Installation of the first community rooftop garden in the United States—UpGarden—is almost complete. Located in the shadow of Seattle’s Space Needle, the project will convert close to 30,000 square feet on the top of the Mercer parking garage into an organic, edible, herb and flower garden with 100 plots for lower Queen Anne neighborhood residents. Landscape architecture firm Kistler Higbee Cahoot is leading the design, organizing community workshops and construction of the garden with a volunteer crew.
The project is part of the Seattle Department of Neighborhoods P-Patch program, which helps manage almost 80 urban community gardens across Seattle. P-Patch gets its name from the Picardo family who donated land to create the city’s first community garden in 1973. UpGarden was funded by the 2008 Parks and Green Space Levy.
While UpGarden is built on top of a parking garage engineered to hold up dozens of cars, special effort had to be taken to consider the weight of the new garden, which can be quite heavy. A cubic yard of dry topsoil can weigh about a ton, and much, more when wet, which could overwhelm even a concrete parking structure. UpGarden’s design accounted for weight by including terraced planting beds with shallower elevated filled with a lighter-weight mix of potting soil.

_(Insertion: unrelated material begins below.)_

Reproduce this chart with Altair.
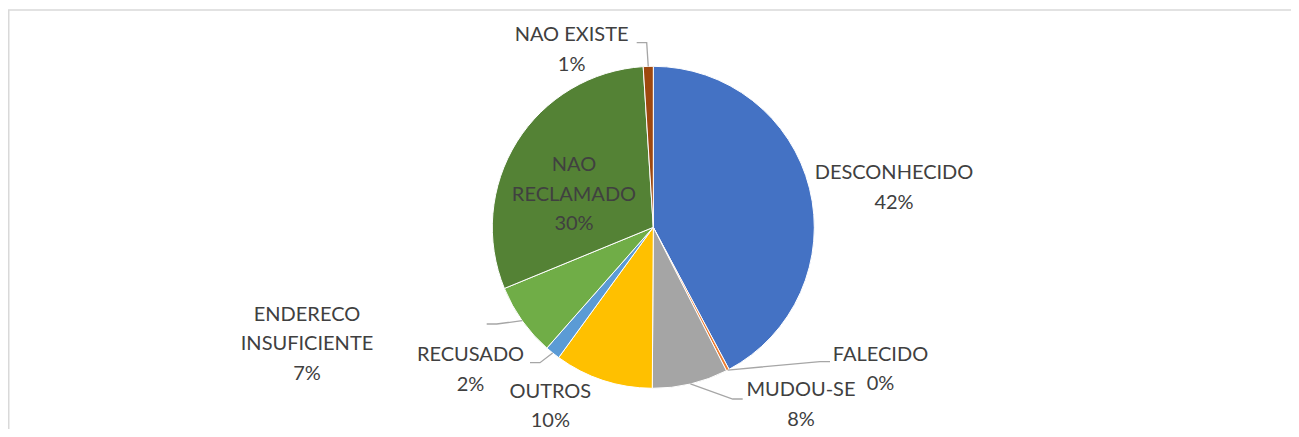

Small seating areas have been incorporated into the landscape design along with a planted trellis and educational kiosk at the garden’s entrance. Designers paid homage to the unorthodox site’s automotive past by incorporating an Airstream trailer repurposed for use as a tool shed along a lavender-lined lawn at the center of the garden. A donated 1963 Ford Galaxy was also repainted purple and hollowed out to serve as a planting space for crops such as corn and pumpkins.
The first crops at UpGarden will be harvested later this summer. Unfortunately, the garden is only temporary—there are plans to demolish the aging Mercer parking garage, built for the 1962 World’s Fair, in three to five years.